• _Your task_
Go through the listing and write out all of it exactly.

____________

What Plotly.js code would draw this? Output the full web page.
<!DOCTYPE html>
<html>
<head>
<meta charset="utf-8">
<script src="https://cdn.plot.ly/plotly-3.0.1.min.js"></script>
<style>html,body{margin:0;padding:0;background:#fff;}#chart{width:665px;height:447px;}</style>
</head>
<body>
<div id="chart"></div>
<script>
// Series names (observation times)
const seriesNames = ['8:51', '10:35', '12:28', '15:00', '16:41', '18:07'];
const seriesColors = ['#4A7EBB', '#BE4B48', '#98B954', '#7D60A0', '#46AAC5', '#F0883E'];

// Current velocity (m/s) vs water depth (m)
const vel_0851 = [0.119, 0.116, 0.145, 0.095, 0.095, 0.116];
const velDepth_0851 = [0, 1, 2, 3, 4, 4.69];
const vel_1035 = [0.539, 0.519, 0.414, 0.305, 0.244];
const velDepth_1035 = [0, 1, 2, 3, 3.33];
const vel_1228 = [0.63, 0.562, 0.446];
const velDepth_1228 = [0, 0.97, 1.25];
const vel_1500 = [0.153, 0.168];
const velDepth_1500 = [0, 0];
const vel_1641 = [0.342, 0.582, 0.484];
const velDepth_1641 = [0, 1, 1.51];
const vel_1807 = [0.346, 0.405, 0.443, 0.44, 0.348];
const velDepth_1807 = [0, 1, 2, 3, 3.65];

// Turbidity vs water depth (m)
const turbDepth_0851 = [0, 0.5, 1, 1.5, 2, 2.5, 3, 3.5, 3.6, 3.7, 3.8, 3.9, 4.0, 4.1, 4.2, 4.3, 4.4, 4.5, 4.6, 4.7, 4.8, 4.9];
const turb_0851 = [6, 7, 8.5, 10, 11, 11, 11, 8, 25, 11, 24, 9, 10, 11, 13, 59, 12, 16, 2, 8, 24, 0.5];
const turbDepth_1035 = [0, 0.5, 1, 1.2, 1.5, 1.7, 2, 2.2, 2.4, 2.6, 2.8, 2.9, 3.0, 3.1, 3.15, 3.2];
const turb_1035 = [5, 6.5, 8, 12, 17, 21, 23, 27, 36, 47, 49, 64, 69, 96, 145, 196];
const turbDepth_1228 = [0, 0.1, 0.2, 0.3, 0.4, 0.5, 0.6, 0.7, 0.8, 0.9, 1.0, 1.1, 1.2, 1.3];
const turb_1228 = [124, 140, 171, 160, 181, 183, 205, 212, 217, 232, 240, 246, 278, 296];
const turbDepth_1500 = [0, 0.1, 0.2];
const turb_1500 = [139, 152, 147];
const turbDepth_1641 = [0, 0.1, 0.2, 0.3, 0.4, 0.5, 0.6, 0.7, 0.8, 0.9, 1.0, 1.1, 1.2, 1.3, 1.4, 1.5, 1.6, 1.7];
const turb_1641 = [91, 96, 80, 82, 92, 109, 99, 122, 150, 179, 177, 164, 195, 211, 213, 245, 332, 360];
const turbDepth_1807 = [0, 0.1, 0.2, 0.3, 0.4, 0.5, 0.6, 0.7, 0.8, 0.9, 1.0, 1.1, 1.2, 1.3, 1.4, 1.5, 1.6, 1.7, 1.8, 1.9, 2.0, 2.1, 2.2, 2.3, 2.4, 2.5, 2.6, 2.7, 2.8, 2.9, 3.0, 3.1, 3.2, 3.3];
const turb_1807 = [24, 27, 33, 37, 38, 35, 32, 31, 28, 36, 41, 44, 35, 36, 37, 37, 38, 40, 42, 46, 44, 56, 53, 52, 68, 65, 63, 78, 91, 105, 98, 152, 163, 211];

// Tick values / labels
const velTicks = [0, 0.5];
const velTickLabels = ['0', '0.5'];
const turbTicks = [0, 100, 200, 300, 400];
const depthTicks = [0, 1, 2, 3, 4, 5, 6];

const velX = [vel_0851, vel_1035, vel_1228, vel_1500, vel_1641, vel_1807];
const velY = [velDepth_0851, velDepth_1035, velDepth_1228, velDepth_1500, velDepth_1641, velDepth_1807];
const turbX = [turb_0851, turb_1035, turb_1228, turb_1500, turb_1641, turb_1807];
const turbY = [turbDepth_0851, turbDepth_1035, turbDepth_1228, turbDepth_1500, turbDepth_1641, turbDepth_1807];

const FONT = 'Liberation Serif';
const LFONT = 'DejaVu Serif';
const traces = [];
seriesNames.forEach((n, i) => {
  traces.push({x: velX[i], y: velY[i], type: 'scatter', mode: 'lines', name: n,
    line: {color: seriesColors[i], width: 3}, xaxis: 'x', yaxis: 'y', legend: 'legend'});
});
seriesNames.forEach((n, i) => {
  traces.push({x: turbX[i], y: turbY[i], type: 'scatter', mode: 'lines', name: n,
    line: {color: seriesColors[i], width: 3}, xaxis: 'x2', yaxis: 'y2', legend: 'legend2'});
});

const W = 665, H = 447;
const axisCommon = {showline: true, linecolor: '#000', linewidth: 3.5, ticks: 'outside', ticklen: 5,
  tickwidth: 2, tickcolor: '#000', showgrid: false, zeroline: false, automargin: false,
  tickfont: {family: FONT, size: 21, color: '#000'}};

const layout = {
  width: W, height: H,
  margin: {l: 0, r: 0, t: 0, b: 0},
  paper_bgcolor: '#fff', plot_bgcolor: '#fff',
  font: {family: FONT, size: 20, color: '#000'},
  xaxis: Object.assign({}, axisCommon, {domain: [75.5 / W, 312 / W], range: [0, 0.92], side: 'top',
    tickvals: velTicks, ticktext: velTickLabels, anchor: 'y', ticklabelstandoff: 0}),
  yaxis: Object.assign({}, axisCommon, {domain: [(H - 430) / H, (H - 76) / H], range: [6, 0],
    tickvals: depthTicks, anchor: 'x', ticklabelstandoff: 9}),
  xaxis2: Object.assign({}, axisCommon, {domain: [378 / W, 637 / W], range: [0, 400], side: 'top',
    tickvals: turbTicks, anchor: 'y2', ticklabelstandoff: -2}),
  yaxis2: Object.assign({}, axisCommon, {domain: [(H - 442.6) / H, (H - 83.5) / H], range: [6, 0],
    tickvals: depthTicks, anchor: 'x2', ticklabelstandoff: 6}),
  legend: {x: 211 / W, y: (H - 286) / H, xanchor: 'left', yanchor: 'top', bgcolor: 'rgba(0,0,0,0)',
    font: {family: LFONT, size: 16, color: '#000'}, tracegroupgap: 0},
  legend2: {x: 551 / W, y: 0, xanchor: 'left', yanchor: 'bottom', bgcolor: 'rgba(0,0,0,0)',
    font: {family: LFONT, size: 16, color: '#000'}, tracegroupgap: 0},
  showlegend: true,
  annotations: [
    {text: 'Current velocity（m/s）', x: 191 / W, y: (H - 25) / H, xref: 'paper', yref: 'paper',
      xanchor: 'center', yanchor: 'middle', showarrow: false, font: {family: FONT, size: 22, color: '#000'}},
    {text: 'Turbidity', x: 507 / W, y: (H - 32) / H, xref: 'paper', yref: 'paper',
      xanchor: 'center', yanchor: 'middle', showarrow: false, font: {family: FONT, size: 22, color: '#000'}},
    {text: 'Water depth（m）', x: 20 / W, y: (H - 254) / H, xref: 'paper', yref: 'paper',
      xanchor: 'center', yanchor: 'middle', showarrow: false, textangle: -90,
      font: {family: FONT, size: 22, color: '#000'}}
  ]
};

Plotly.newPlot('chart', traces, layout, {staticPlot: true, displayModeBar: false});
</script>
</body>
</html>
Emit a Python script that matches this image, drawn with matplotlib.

____________

• _Completed exercise_
What Plotly.js code would draw this? Output the full web page.
<!DOCTYPE html>
<html>
<head>
<meta charset="utf-8">
<script src="https://cdn.plot.ly/plotly-3.0.1.min.js"></script>
<style>html,body{margin:0;padding:0;background:#fff;}#chart{width:665px;height:447px;}</style>
</head>
<body>
<div id="chart"></div>
<script>
// Series names (observation times)
const seriesNames = ['8:51', '10:35', '12:28', '15:00', '16:41', '18:07'];
const seriesColors = ['#4A7EBB', '#BE4B48', '#98B954', '#7D60A0', '#46AAC5', '#F0883E'];

// Current velocity (m/s) vs water depth (m)
const vel_0851 = [0.119, 0.116, 0.145, 0.095, 0.095, 0.116];
const velDepth_0851 = [0, 1, 2, 3, 4, 4.69];
const vel_1035 = [0.539, 0.519, 0.414, 0.305, 0.244];
const velDepth_1035 = [0, 1, 2, 3, 3.33];
const vel_1228 = [0.63, 0.562, 0.446];
const velDepth_1228 = [0, 0.97, 1.25];
const vel_1500 = [0.153, 0.168];
const velDepth_1500 = [0, 0];
const vel_1641 = [0.342, 0.582, 0.484];
const velDepth_1641 = [0, 1, 1.51];
const vel_1807 = [0.346, 0.405, 0.443, 0.44, 0.348];
const velDepth_1807 = [0, 1, 2, 3, 3.65];

// Turbidity vs water depth (m)
const turbDepth_0851 = [0, 0.5, 1, 1.5, 2, 2.5, 3, 3.5, 3.6, 3.7, 3.8, 3.9, 4.0, 4.1, 4.2, 4.3, 4.4, 4.5, 4.6, 4.7, 4.8, 4.9];
const turb_0851 = [6, 7, 8.5, 10, 11, 11, 11, 8, 25, 11, 24, 9, 10, 11, 13, 59, 12, 16, 2, 8, 24, 0.5];
const turbDepth_1035 = [0, 0.5, 1, 1.2, 1.5, 1.7, 2, 2.2, 2.4, 2.6, 2.8, 2.9, 3.0, 3.1, 3.15, 3.2];
const turb_1035 = [5, 6.5, 8, 12, 17, 21, 23, 27, 36, 47, 49, 64, 69, 96, 145, 196];
const turbDepth_1228 = [0, 0.1, 0.2, 0.3, 0.4, 0.5, 0.6, 0.7, 0.8, 0.9, 1.0, 1.1, 1.2, 1.3];
const turb_1228 = [124, 140, 171, 160, 181, 183, 205, 212, 217, 232, 240, 246, 278, 296];
const turbDepth_1500 = [0, 0.1, 0.2];
const turb_1500 = [139, 152, 147];
const turbDepth_1641 = [0, 0.1, 0.2, 0.3, 0.4, 0.5, 0.6, 0.7, 0.8, 0.9, 1.0, 1.1, 1.2, 1.3, 1.4, 1.5, 1.6, 1.7];
const turb_1641 = [91, 96, 80, 82, 92, 109, 99, 122, 150, 179, 177, 164, 195, 211, 213, 245, 332, 360];
const turbDepth_1807 = [0, 0.1, 0.2, 0.3, 0.4, 0.5, 0.6, 0.7, 0.8, 0.9, 1.0, 1.1, 1.2, 1.3, 1.4, 1.5, 1.6, 1.7, 1.8, 1.9, 2.0, 2.1, 2.2, 2.3, 2.4, 2.5, 2.6, 2.7, 2.8, 2.9, 3.0, 3.1, 3.2, 3.3];
const turb_1807 = [24, 27, 33, 37, 38, 35, 32, 31, 28, 36, 41, 44, 35, 36, 37, 37, 38, 40, 42, 46, 44, 56, 53, 52, 68, 65, 63, 78, 91, 105, 98, 152, 163, 211];

// Tick values / labels
const velTicks = [0, 0.5];
const velTickLabels = ['0', '0.5'];
const turbTicks = [0, 100, 200, 300, 400];
const depthTicks = [0, 1, 2, 3, 4, 5, 6];

const velX = [vel_0851, vel_1035, vel_1228, vel_1500, vel_1641, vel_1807];
const velY = [velDepth_0851, velDepth_1035, velDepth_1228, velDepth_1500, velDepth_1641, velDepth_1807];
const turbX = [turb_0851, turb_1035, turb_1228, turb_1500, turb_1641, turb_1807];
const turbY = [turbDepth_0851, turbDepth_1035, turbDepth_1228, turbDepth_1500, turbDepth_1641, turbDepth_1807];

const FONT = 'Liberation Serif';
const LFONT = 'DejaVu Serif';
const traces = [];
seriesNames.forEach((n, i) => {
  traces.push({x: velX[i], y: velY[i], type: 'scatter', mode: 'lines', name: n,
    line: {color: seriesColors[i], width: 3}, xaxis: 'x', yaxis: 'y', legend: 'legend'});
});
seriesNames.forEach((n, i) => {
  traces.push({x: turbX[i], y: turbY[i], type: 'scatter', mode: 'lines', name: n,
    line: {color: seriesColors[i], width: 3}, xaxis: 'x2', yaxis: 'y2', legend: 'legend2'});
});

const W = 665, H = 447;
const axisCommon = {showline: true, linecolor: '#000', linewidth: 3.5, ticks: 'outside', ticklen: 5,
  tickwidth: 2, tickcolor: '#000', showgrid: false, zeroline: false, automargin: false,
  tickfont: {family: FONT, size: 21, color: '#000'}};

const layout = {
  width: W, height: H,
  margin: {l: 0, r: 0, t: 0, b: 0},
  paper_bgcolor: '#fff', plot_bgcolor: '#fff',
  font: {family: FONT, size: 20, color: '#000'},
  xaxis: Object.assign({}, axisCommon, {domain: [75.5 / W, 312 / W], range: [0, 0.92], side: 'top',
    tickvals: velTicks, ticktext: velTickLabels, anchor: 'y', ticklabelstandoff: 0}),
  yaxis: Object.assign({}, axisCommon, {domain: [(H - 430) / H, (H - 76) / H], range: [6, 0],
    tickvals: depthTicks, anchor: 'x', ticklabelstandoff: 9}),
  xaxis2: Object.assign({}, axisCommon, {domain: [378 / W, 637 / W], range: [0, 400], side: 'top',
    tickvals: turbTicks, anchor: 'y2', ticklabelstandoff: -2}),
  yaxis2: Object.assign({}, axisCommon, {domain: [(H - 442.6) / H, (H - 83.5) / H], range: [6, 0],
    tickvals: depthTicks, anchor: 'x2', ticklabelstandoff: 6}),
  legend: {x: 211 / W, y: (H - 286) / H, xanchor: 'left', yanchor: 'top', bgcolor: 'rgba(0,0,0,0)',
    font: {family: LFONT, size: 16, color: '#000'}, tracegroupgap: 0},
  legend2: {x: 551 / W, y: 0, xanchor: 'left', yanchor: 'bottom', bgcolor: 'rgba(0,0,0,0)',
    font: {family: LFONT, size: 16, color: '#000'}, tracegroupgap: 0},
  showlegend: true,
  annotations: [
    {text: 'Current velocity（m/s）', x: 191 / W, y: (H - 25) / H, xref: 'paper', yref: 'paper',
      xanchor: 'center', yanchor: 'middle', showarrow: false, font: {family: FONT, size: 22, color: '#000'}},
    {text: 'Turbidity', x: 507 / W, y: (H - 32) / H, xref: 'paper', yref: 'paper',
      xanchor: 'center', yanchor: 'middle', showarrow: false, font: {family: FONT, size: 22, color: '#000'}},
    {text: 'Water depth（m）', x: 20 / W, y: (H - 254) / H, xref: 'paper', yref: 'paper',
      xanchor: 'center', yanchor: 'middle', showarrow: false, textangle: -90,
      font: {family: FONT, size: 22, color: '#000'}}
  ]
};

Plotly.newPlot('chart', traces, layout, {staticPlot: true, displayModeBar: false});
</script>
</body>
</html>
Emit a Python script that matches this image, drawn with matplotlib.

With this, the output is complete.